[RECORDS SUPPLIED]:
▼
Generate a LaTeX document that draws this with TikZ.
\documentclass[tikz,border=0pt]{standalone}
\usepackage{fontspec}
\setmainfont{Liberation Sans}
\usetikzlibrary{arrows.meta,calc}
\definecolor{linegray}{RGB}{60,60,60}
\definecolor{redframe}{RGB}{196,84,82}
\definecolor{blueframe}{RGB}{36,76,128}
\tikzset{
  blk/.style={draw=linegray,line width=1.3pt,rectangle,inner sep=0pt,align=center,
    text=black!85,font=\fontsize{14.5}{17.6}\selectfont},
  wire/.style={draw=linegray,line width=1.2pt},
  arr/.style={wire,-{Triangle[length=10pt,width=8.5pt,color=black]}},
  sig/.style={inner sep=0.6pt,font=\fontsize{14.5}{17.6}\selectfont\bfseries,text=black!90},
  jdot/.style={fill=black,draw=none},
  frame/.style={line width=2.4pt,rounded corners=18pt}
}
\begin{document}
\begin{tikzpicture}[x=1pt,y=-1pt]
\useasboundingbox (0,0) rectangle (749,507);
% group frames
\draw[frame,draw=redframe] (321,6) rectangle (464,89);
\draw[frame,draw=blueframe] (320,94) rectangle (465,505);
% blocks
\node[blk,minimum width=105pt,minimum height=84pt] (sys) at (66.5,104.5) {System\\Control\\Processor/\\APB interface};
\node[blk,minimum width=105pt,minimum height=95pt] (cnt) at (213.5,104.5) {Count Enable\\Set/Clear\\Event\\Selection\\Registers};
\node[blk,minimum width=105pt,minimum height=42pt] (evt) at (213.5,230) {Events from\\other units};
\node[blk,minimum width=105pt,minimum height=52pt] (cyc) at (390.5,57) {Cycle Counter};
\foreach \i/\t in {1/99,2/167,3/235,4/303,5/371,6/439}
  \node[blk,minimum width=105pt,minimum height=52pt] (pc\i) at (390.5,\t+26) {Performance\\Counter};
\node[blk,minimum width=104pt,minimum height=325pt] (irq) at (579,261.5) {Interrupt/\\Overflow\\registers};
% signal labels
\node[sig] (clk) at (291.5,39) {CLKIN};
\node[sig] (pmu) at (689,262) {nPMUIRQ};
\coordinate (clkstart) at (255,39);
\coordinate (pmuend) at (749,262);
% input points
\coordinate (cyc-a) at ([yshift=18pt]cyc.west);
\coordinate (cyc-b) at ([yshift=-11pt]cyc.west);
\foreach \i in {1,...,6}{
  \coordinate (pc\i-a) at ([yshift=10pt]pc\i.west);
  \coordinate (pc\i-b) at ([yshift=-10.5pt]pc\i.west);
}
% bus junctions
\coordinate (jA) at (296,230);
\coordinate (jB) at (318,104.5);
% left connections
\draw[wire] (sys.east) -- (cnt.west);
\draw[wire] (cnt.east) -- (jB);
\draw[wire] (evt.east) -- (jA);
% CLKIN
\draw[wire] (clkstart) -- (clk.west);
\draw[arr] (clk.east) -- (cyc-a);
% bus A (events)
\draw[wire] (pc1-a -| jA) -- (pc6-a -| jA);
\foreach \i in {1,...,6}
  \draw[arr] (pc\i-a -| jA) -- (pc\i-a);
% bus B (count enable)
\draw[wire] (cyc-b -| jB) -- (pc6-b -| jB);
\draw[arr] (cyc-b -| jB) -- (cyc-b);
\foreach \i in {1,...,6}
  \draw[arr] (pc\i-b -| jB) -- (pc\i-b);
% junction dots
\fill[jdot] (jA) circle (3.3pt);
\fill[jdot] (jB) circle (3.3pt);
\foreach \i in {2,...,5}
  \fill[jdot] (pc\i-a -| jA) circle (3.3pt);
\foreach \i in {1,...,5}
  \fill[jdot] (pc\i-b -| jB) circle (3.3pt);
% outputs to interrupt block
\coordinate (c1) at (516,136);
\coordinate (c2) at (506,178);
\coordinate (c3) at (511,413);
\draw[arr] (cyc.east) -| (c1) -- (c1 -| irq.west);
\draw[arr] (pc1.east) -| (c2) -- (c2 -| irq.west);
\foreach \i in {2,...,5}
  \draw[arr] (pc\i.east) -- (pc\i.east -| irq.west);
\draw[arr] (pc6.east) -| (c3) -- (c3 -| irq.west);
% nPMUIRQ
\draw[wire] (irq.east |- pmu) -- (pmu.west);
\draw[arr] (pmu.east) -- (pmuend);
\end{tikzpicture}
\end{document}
▲
▼
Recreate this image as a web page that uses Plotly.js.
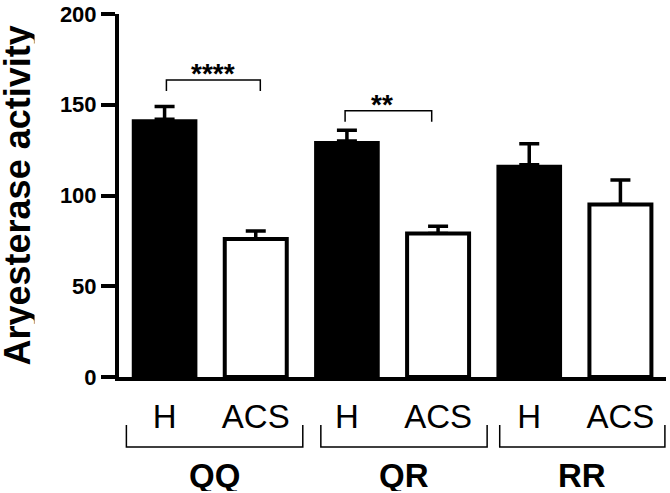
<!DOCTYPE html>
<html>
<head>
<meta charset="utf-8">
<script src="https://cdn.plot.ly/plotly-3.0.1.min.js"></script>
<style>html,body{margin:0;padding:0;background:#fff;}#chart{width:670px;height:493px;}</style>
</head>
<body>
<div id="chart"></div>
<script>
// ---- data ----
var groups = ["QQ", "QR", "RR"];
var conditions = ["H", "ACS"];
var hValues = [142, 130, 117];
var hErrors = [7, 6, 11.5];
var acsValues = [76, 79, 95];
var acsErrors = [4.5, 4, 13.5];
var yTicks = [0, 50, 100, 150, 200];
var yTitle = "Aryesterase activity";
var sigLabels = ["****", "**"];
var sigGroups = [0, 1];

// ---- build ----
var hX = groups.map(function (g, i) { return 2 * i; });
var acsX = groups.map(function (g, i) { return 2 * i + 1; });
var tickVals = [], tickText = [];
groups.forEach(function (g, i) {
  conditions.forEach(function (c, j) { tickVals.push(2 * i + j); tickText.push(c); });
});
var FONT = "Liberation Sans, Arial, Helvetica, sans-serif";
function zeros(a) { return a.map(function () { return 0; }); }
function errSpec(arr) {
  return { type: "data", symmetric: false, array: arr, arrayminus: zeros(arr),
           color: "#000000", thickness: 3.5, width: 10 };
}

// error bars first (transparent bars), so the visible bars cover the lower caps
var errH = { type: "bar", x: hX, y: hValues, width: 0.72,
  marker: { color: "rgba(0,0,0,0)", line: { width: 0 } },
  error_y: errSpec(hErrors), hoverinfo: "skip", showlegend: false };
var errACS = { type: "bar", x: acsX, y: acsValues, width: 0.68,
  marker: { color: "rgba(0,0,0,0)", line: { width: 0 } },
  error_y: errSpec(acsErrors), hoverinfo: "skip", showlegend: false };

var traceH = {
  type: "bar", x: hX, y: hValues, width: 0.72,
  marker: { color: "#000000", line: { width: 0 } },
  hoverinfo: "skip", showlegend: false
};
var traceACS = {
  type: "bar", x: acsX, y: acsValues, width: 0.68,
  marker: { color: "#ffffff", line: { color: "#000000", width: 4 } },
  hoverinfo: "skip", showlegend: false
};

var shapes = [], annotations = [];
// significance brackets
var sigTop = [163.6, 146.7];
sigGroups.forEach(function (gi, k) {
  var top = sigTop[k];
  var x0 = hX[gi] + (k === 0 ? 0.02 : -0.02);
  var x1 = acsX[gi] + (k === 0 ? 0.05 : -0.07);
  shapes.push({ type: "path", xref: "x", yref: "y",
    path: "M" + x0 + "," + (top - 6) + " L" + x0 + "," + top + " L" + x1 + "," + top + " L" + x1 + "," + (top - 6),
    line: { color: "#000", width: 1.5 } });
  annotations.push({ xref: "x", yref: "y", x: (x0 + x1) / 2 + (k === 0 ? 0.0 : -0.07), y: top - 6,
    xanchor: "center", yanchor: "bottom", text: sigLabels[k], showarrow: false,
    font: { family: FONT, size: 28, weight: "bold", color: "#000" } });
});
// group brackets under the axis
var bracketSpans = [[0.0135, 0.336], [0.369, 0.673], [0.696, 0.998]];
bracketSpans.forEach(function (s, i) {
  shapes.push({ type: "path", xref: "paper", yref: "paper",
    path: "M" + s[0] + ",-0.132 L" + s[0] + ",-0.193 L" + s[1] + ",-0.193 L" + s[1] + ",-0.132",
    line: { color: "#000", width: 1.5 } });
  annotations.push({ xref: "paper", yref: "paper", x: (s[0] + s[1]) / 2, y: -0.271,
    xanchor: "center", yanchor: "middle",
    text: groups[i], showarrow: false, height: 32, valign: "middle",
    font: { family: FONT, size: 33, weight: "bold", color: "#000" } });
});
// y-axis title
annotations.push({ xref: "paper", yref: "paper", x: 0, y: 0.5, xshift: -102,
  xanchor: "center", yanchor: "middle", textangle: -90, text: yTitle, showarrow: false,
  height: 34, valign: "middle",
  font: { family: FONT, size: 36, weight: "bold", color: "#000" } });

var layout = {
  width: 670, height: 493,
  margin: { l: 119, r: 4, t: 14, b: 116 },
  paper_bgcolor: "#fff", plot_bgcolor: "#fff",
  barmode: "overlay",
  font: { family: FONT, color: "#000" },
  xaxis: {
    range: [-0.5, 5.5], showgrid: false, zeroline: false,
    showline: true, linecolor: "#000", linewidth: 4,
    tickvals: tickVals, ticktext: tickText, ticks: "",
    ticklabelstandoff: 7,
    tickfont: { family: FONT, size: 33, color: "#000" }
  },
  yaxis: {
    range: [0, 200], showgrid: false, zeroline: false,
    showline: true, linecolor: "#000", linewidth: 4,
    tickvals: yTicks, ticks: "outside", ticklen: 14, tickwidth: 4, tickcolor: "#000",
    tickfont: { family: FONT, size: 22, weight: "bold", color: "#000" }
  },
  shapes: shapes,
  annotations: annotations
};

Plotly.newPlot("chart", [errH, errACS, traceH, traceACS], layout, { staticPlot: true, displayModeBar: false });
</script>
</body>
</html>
▲
[WHAT THE TASK ASKS]: Check each line of these records for the string "that" and state only how many lines have it.

[WRITTEN REPLY]: 2